|Title||Origin of the early Cenozoic belt boundary thrust and Izanagi-Pacific ridge subduction in the western Pacific margin|
|Publication Type||Journal Article|
|Year of Publication||2019|
|Authors||Kimura G, Kitamura Y, Yamaguchi A, Kameda J, Hashimoto Y, Hamahashi M|
The belt boundary thrust within the Cretaceous–Neogene accretionary complex of the Shimanto Belt, southwestern Japan, extends for more than ~ 1 000 km along the Japanese islands. A common understanding of the origin of the thrust is that it is an out of sequence thrust as a result of continuous accretion since the late Cretaceous and there is a kinematic reason for its maintaining a critically tapered wedge.

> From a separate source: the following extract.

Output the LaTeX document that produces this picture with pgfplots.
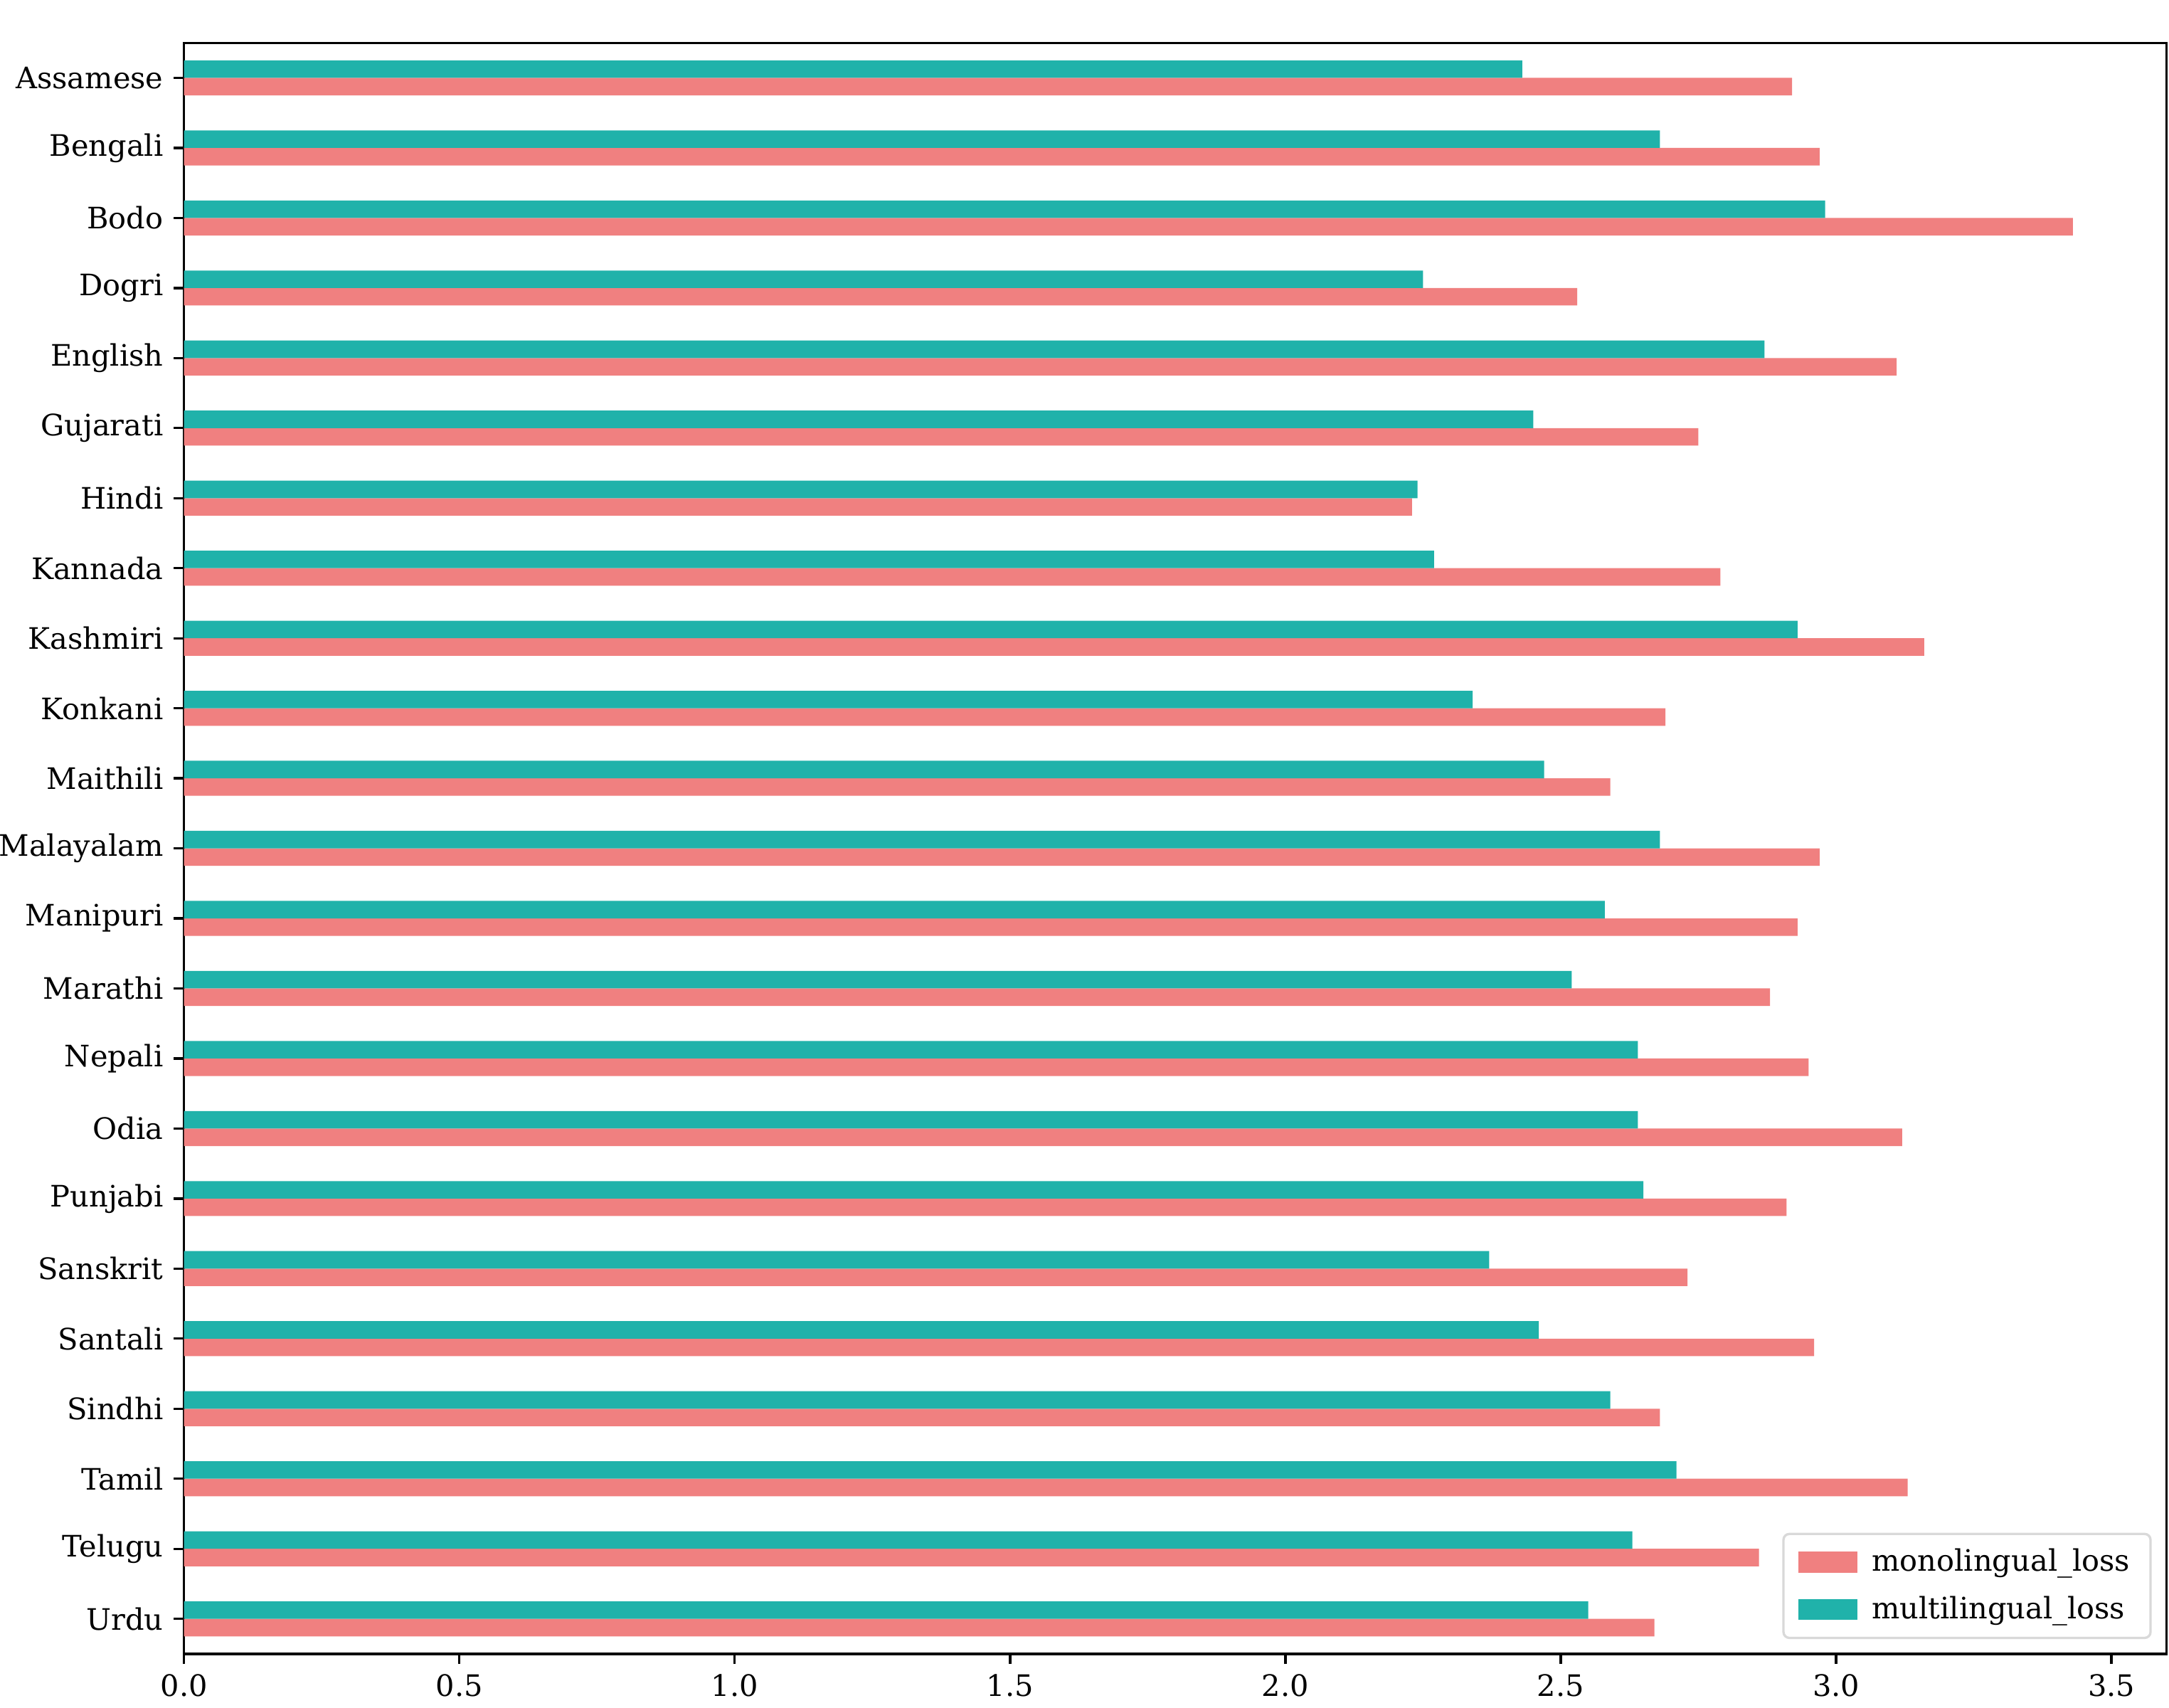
\documentclass[border=0pt]{standalone}
\usepackage{fontspec}
\setmainfont{DejaVu Serif}
\usepackage{pgfplots}
\pgfplotsset{compat=1.18}
\definecolor{mono}{RGB}{240,128,128}
\definecolor{multi}{RGB}{32,178,170}

% y = category index (0 = Assamese), x = loss
\pgfplotstableread{
idx mono multi
0  2.92 2.43
1  2.97 2.68
2  3.43 2.98
3  2.53 2.25
4  3.11 2.87
5  2.75 2.45
6  2.23 2.24
7  2.79 2.27
8  3.16 2.93
9  2.69 2.34
10 2.59 2.47
11 2.97 2.68
12 2.93 2.58
13 2.88 2.52
14 2.95 2.64
15 3.12 2.64
16 2.91 2.65
17 2.73 2.37
18 2.96 2.46
19 2.68 2.59
20 3.13 2.71
21 2.86 2.63
22 2.67 2.55
}\losses

\begin{document}
\begin{tikzpicture}
\useasboundingbox (-2.19cm,-0.64cm) rectangle (23.62cm,19.68cm);
\begin{axis}[
  at={(0,0)}, anchor=south west,
  scale only axis,
  width=23.59cm, height=19.17cm,
  xbar, bar width=0.25, draw=none,
  xmin=0, xmax=3.6,
  ymin=-0.5, ymax=22.5, y dir=reverse,
  ytick={0,...,22},
  yticklabels={Assamese,Bengali,Bodo,Dogri,English,Gujarati,Hindi,Kannada,Kashmiri,Konkani,Maithili,Malayalam,Manipuri,Marathi,Nepali,Odia,Punjabi,Sanskrit,Santali,Sindhi,Tamil,Telugu,Urdu},
  xtick={0,0.5,...,3.5},
  xticklabel style={/pgf/number format/.cd, fixed, fixed zerofill, precision=1, assume math mode=true},
  tick align=outside, xtick pos=bottom, ytick pos=left,
  major tick length=3.5pt,
  tick style={black, line width=0.8pt},
  axis line style={line width=0.8pt},
  legend cell align=left,
  legend style={at={(1,0)}, anchor=south east, xshift=-5pt, yshift=5pt,
    draw=black!15, line width=0.8pt, rounded corners=2pt,
    inner xsep=5pt, inner ysep=3pt, row sep=3pt, column sep=3pt},
  legend image code/.code={\fill[#1, sharp corners] (0pt,-3.5pt) rectangle (20pt,3.5pt);},
]
\addplot[fill=mono, draw=none, bar shift=0.125] table[x=mono, y=idx] {\losses};
\addplot[fill=multi, draw=none, bar shift=-0.125] table[x=multi, y=idx] {\losses};
\legend{monolingual\_loss, multilingual\_loss}
\end{axis}
\end{tikzpicture}
\end{document}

The timing of the accretion gap and thrusting, however, coincides with the collision of the Paleocene–early Eocene Izanagi–Pacific spreading ridges with the trench along the western Pacific margin, which has been recently re‐hypothesized as younger than the previous assumption with respect to the Kula‐Pacific ridge subduction during the late Cretaceous. The ridge subduction hypothesis provides a consistent explanation for the cessation of magmatic activity along the continental margin and the presence of an unconformity in the forearc basin. This is not only the case in southwestern Japan, but also along the more northern Asian margin in Hokkaido, Sakhalin, and Sikhote‐Alin. This Paleocene–early Eocene ridge subduction hypothesis is also consistent with recently acquired tomographic images beneath the Asian continent. The timing of the Izanagi–Pacific ridge subduction along the western Pacific margin allows for a revision of the classic hypothesis of a great reorganization of the Pacific Plate motion between ~ 47 Ma and 42 Ma, illustrated by the bend in the Hawaii–Emperor chain, because of the change in subduction torque balance and the Oligocene–Miocene back arc spreading after the ridge subduction in the western Pacific margin.